The UK Royal Air Force's deployment of the General Atomics Aeronautical Systems Predator B/Reaper unmanned air vehicle has been a "success story", according to a senior officer from the service's 39 Sqn.

Reaper air vehicles have flown "many thousands of hours" since entering RAF use on 23 October 2007, and have achieved a high level of reliability while flying daily over the last year, the officer says. Only necessary engineering activities have seen the type grounded, and then only for a "handful of days".

RAF Reaper 
 © General Atomics Aeronautical Systems

"Thanks to 39 Sqn there are fewer bad guys around, I'll leave it at that," the senior officer told the Shephard UV Europe conference in Newport, Wales on 22 July.

RAF Reapers now carry the same weapons load as US Air Force MQ-9s, providing 16h endurance with a combat load of four AGM-114 Hellfire air-to-surface missiles and two 226kg (500lb) precision-guided bombs.

The aircraft use their infrared and low-light television sensors in combination with data fusion "to great effect", but its synthetic aperture radar's ground moving target indication capability has been little used, the officer says.

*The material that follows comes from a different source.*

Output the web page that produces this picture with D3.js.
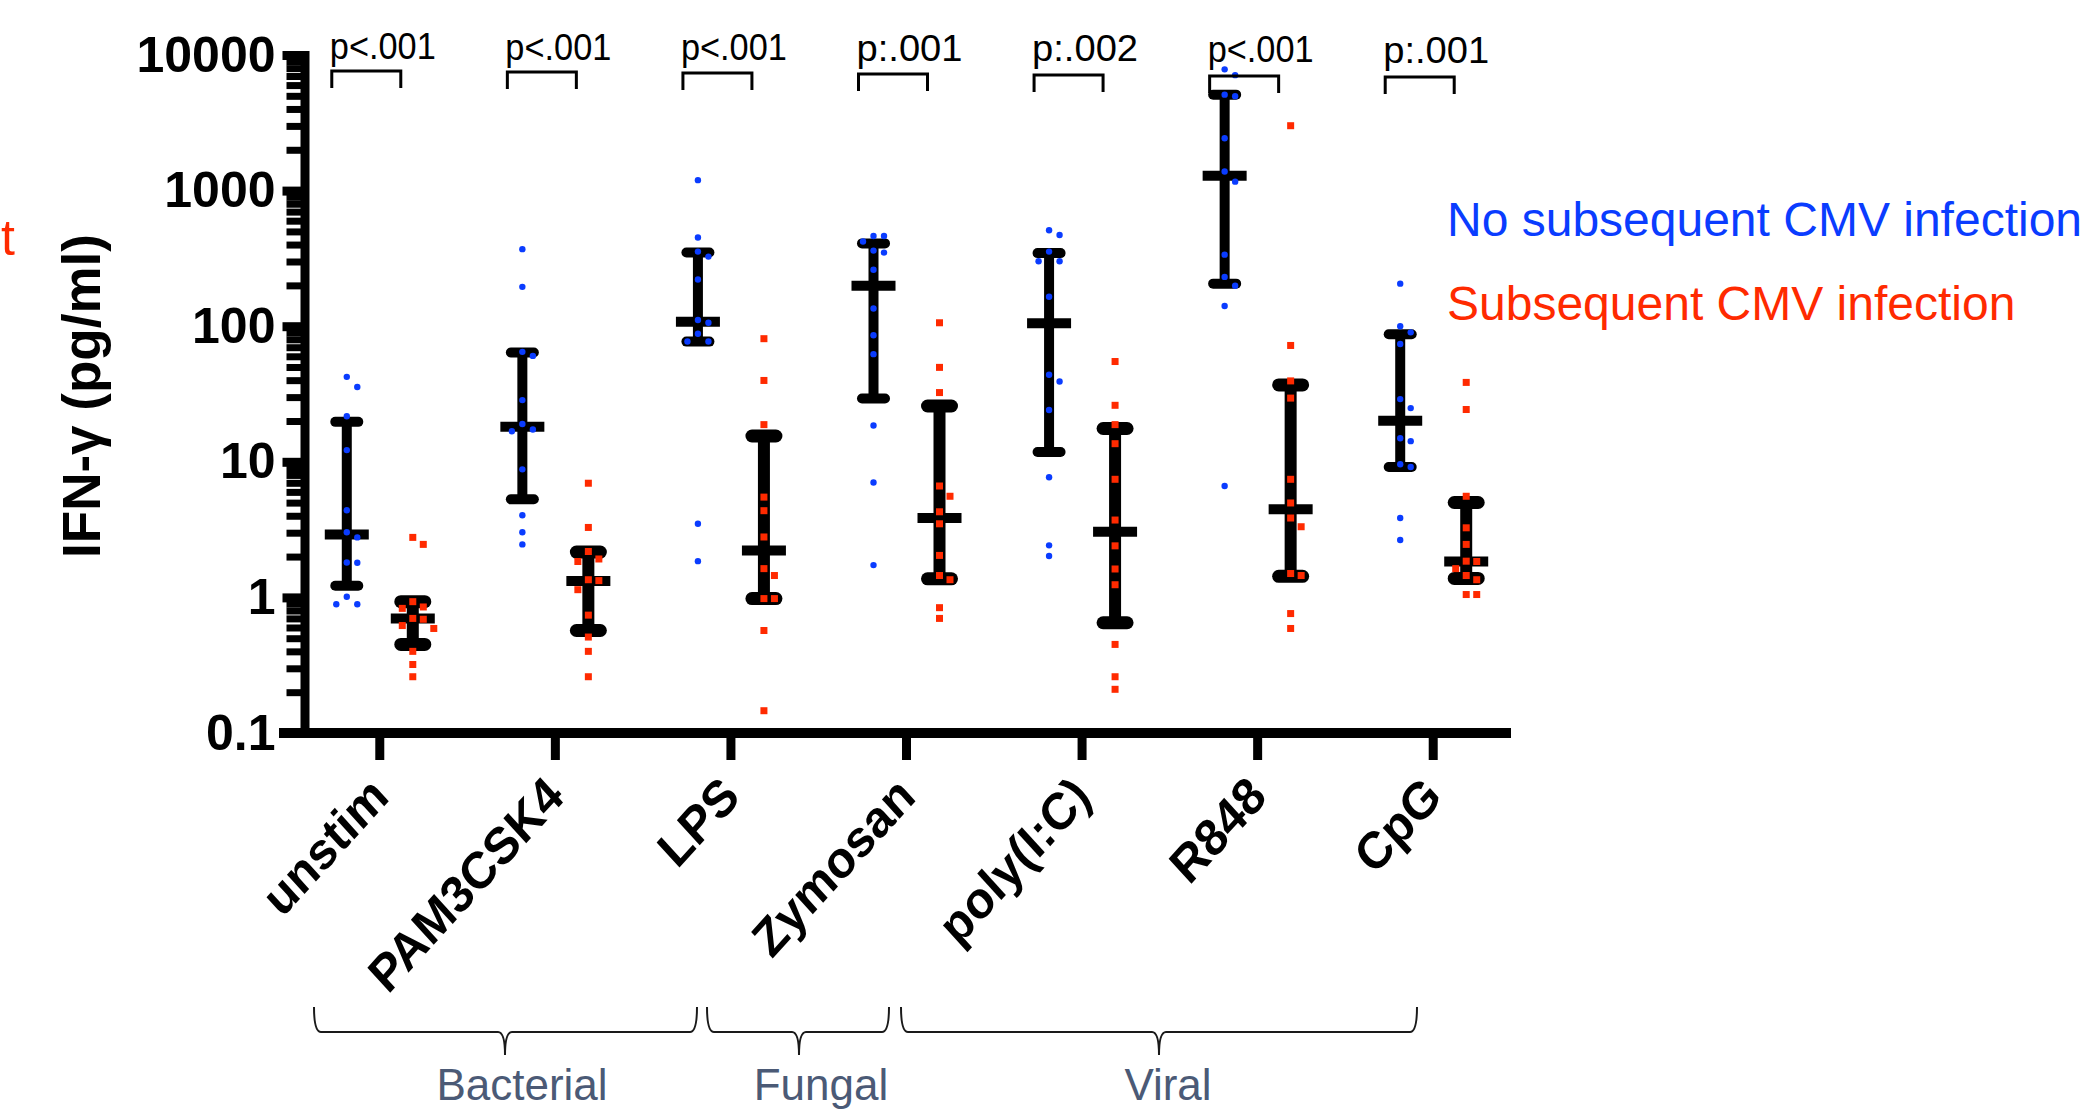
<!DOCTYPE html>
<html>
<head>
<meta charset="utf-8">
<script src="https://cdn.jsdelivr.net/npm/d3@7"></script>
<style>
  body { margin: 0; background: #fff; }
  svg { display: block; font-family: "Liberation Sans", Arial, Helvetica, sans-serif; }
</style>
</head>
<body>
<svg width="2091" height="1113"></svg>
<script>
// stimuli on the x axis
const categories = ["unstim", "PAM3CSK4", "LPS", "Zymosan", "poly(I:C)", "R848", "CpG"];
const pLabels = ["p<.001", "p<.001", "p<.001", "p:.001", "p:.002", "p<.001", "p:.001"];
const yTicks = [0.1, 1, 10, 100, 1000, 10000];
const groupLabels = ["Bacterial", "Fungal", "Viral"];
const seriesNames = ["No subsequent CMV infection", "Subsequent CMV infection"];

// IFN-g (pg/ml), one list per stimulus - no subsequent CMV infection
const noCmv = [
  [42.3, 35.6, 21.7, 12.2, 4.39, 3.02, 2.77, 1.81, 1.80, 1.01, 0.89, 0.89],
  [370, 195, 64.7, 60.4, 28.5, 19.0, 17.3, 16.8, 8.8, 4.03, 3.02, 2.46],
  [1194, 451, 355, 326, 221, 111, 106, 87.9, 77.1, 77.1, 3.49, 1.85],
  [462, 462, 421, 361, 349, 261, 135, 85.8, 62.2, 18.5, 7.03, 1.73],
  [510, 470, 355, 301, 301, 165, 43.9, 39.1, 24.1, 7.69, 2.42, 2.02],
  [7840, 7100, 5100, 4970, 2430, 1384, 1164, 337, 231, 199, 141, 6.63],
  [206, 100, 90.1, 73.9, 29.0, 24.9, 14.9, 14.2, 9.6, 9.15, 3.85, 2.65]
];
const noMedian = [2.91, 18.1, 108, 199, 105, 1286, 20.1];
const noLow = [1.22, 5.29, 77, 29.3, 11.8, 206, 9.15];
const noHigh = [19.7, 64, 350, 408, 346, 5100, 87.1];

// subsequent CMV infection
const cmv = [
  [2.77, 2.46, 0.93, 0.85, 0.83, 0.70, 0.69, 0.62, 0.59, 0.40, 0.32, 0.26],
  [6.95, 3.28, 2.18, 1.92, 1.84, 1.35, 1.33, 1.14, 0.74, 0.51, 0.40, 0.26],
  [80.9, 39.8, 18.8, 5.49, 4.36, 2.79, 1.63, 1.45, 0.98, 0.98, 0.57, 0.146],
  [106, 49.7, 32.4, 6.63, 5.57, 4.28, 3.49, 2.04, 1.45, 1.35, 0.84, 0.70],
  [54.9, 26.1, 18.8, 13.6, 7.43, 3.72, 2.40, 1.62, 1.24, 0.45, 0.26, 0.21],
  [3010, 72.1, 39.5, 29.5, 7.43, 4.97, 3.85, 3.32, 1.50, 1.45, 0.76, 0.59],
  [38.5, 24.3, 5.57, 3.26, 2.46, 1.85, 1.84, 1.63, 1.45, 1.35, 1.05, 1.05]
];
const cmvMedian = [0.70, 1.32, 2.22, 3.85, 3.05, 4.46, 1.84];
const cmvLow = [0.45, 0.57, 0.98, 1.37, 0.65, 1.43, 1.38];
const cmvHigh = [0.93, 2.16, 15.5, 25.8, 17.6, 36.9, 5.01];

const blue = "#0a3cff";
const red = "#ff2a00";

const svg = d3.select("svg");

const x = d3.scaleBand().domain(categories).range([292, 1521]);
const sub = d3.scalePoint().domain(["no", "cmv"]).range([-33, 33]);
const y = d3.scaleLog().domain([0.1, 10000]).range([733, 55]);
const cx = c => x(c) + x.bandwidth() / 2;

// y axis, major ticks
const yAxisG = svg.append("g")
    .attr("transform", "translate(304.5,0)")
    .call(d3.axisLeft(y).tickValues(yTicks).tickSize(22).tickSizeOuter(0).tickPadding(7)
        .tickFormat(d => d >= 1 ? d3.format("d")(d) : d));
yAxisG.select(".domain").attr("stroke-width", 9).attr("stroke-linecap", "square");
yAxisG.selectAll(".tick line").attr("stroke-width", 9);
yAxisG.selectAll(".tick text")
    .attr("font-size", 50).attr("font-weight", "bold")
    .attr("font-family", "Liberation Sans, Arial, sans-serif").attr("fill", "#000");

// minor ticks
const minors = [];
yTicks.slice(0, -1).forEach(t => { for (let k = 2; k <= 9; k++) minors.push(t * k); });
svg.append("g").attr("transform", "translate(304.5,0)")
    .call(d3.axisLeft(y).tickValues(minors).tickSize(18).tickSizeOuter(0).tickFormat(""))
    .call(g => g.select(".domain").remove())
    .selectAll(".tick line").attr("stroke-width", 7);

// y title
svg.append("text")
    .attr("transform", "translate(100,396) rotate(-90)")
    .attr("text-anchor", "middle")
    .attr("font-size", 53).attr("font-weight", "bold")
    .text("IFN-γ (pg/ml)");

// x axis
const xAxisG = svg.append("g")
    .attr("transform", "translate(0,733)")
    .call(d3.axisBottom(x).tickSize(27).tickSizeOuter(0));
xAxisG.select(".domain").remove();
xAxisG.append("line").attr("x1", 279).attr("x2", 1511).attr("stroke", "#000").attr("stroke-width", 10);
xAxisG.selectAll(".tick line").attr("stroke-width", 9);
xAxisG.selectAll(".tick text")
    .attr("font-size", 47).attr("font-weight", "bold")
    .attr("font-family", "Liberation Sans, Arial, sans-serif").attr("fill", "#000")
    .attr("text-anchor", "end")
    .attr("y", 0).attr("dy", 0)
    .attr("transform", "translate(11,66) scale(1,1.1) rotate(-45)");

// error bars: median with interquartile range
const series = [
  {key: "no", values: noCmv, med: noMedian, lo: noLow, hi: noHigh, color: blue, lw: 10, capW: 23, capT: 10},
  {key: "cmv", values: cmv, med: cmvMedian, lo: cmvLow, hi: cmvHigh, color: red, lw: 12, capW: 24, capT: 13}
];

series.forEach(s => {
  const g = svg.append("g");
  categories.forEach((c, i) => {
    const px = cx(c) + sub(s.key);
    g.append("line").attr("x1", px).attr("x2", px)
        .attr("y1", y(s.hi[i])).attr("y2", y(s.lo[i]))
        .attr("stroke", "#000").attr("stroke-width", s.lw);
    [s.hi[i], s.lo[i]].forEach(v => {
      g.append("line").attr("x1", px - s.capW / 2).attr("x2", px + s.capW / 2)
          .attr("y1", y(v)).attr("y2", y(v))
          .attr("stroke", "#000").attr("stroke-width", s.capT).attr("stroke-linecap", "round");
    });
    g.append("line").attr("x1", px - 22).attr("x2", px + 22)
        .attr("y1", y(s.med[i])).attr("y2", y(s.med[i]))
        .attr("stroke", "#000").attr("stroke-width", 10);
  });
});

// scatter points, spread sideways where they would overlap
function spread(vals) {
  const placed = [];
  const step = 10.5, minD = 10.5;
  vals.map(v => y(v)).sort((a, b) => a - b).forEach(py => {
    for (let k = 0; k < 12; k++) {
      const off = k === 0 ? 0 : (k % 2 ? 1 : -1) * Math.ceil(k / 2) * step;
      if (placed.every(p => Math.hypot(p.dx - off, p.y - py) >= minD)) {
        placed.push({dx: off, y: py});
        break;
      }
    }
  });
  return placed;
}

series.forEach(s => {
  const g = svg.append("g");
  categories.forEach((c, i) => {
    const px = cx(c) + sub(s.key);
    const pts = spread(s.values[i]);
    if (s.key === "no") {
      g.selectAll(null).data(pts).enter().append("circle")
          .attr("cx", d => px + d.dx).attr("cy", d => d.y).attr("r", 3.2)
          .attr("fill", s.color);
    } else {
      g.selectAll(null).data(pts).enter().append("rect")
          .attr("x", d => px + d.dx - 3.5).attr("y", d => d.y - 3.5)
          .attr("width", 7).attr("height", 7)
          .attr("fill", s.color);
    }
  });
});

// significance brackets
const sig = svg.append("g");
categories.forEach((c, i) => {
  const left = cx(c) - 48;
  const top = 71 + i;
  sig.append("path")
      .attr("d", `M${left},${top + 17}V${top}H${left + 69}V${top + 17}`)
      .attr("fill", "none").attr("stroke", "#000").attr("stroke-width", 3);
  sig.append("text")
      .attr("x", left - 2).attr("y", 59 + i * 0.6)
      .attr("font-size", 37)
      .attr("textLength", 106).attr("lengthAdjust", "spacingAndGlyphs")
      .text(pLabels[i]);
});

// legend
svg.append("text").attr("x", 1447).attr("y", 236).attr("font-size", 48)
    .attr("fill", blue).text(seriesNames[0]);
svg.append("text").attr("x", 1447).attr("y", 320).attr("font-size", 48)
    .attr("fill", red).text(seriesNames[1]);
// clipped fragment at left edge
svg.append("text").attr("x", 1).attr("y", 255).attr("font-size", 50)
    .attr("fill", red).text("t");

// pathogen braces
const braceLayout = [
  {x1: 314, x2: 697, xm: 505, tx: 522},
  {x1: 707, x2: 889, xm: 799, tx: 821},
  {x1: 901, x2: 1417, xm: 1159, tx: 1168}
];
const yTop = 1007, yLine = 1032, yTip = 1055;
braceLayout.forEach((b, i) => {
  svg.append("path")
      .attr("d", `M${b.x1},${yTop} Q${b.x1},${yLine} ${b.x1 + 7},${yLine} L${b.xm - 7},${yLine} ` +
                 `Q${b.xm},${yLine} ${b.xm},${yTip} Q${b.xm},${yLine} ${b.xm + 7},${yLine} ` +
                 `L${b.x2 - 7},${yLine} Q${b.x2},${yLine} ${b.x2},${yTop}`)
      .attr("fill", "none").attr("stroke", "#1a1a1a").attr("stroke-width", 2);
  svg.append("text").attr("x", b.tx).attr("y", 1100)
      .attr("text-anchor", "middle").attr("font-size", 44)
      .attr("fill", "#4b5a76").text(groupLabels[i]);
});
</script>
</body>
</html>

However, techniques to use the SAR payload's change detection function, which can spot topological differences that could indicate the placement of an improvised explosive device, are being developed by 39 Sqn, with some interest from the US Air Force.

The RAF controls its Reaper UAVs over Afghanistan from Creech AFB, Nevada. Its 39 Sqn is meanwhile diminishing its footprint on the USAF's MQ-1 Predator A fleet to focus on Reaper operations.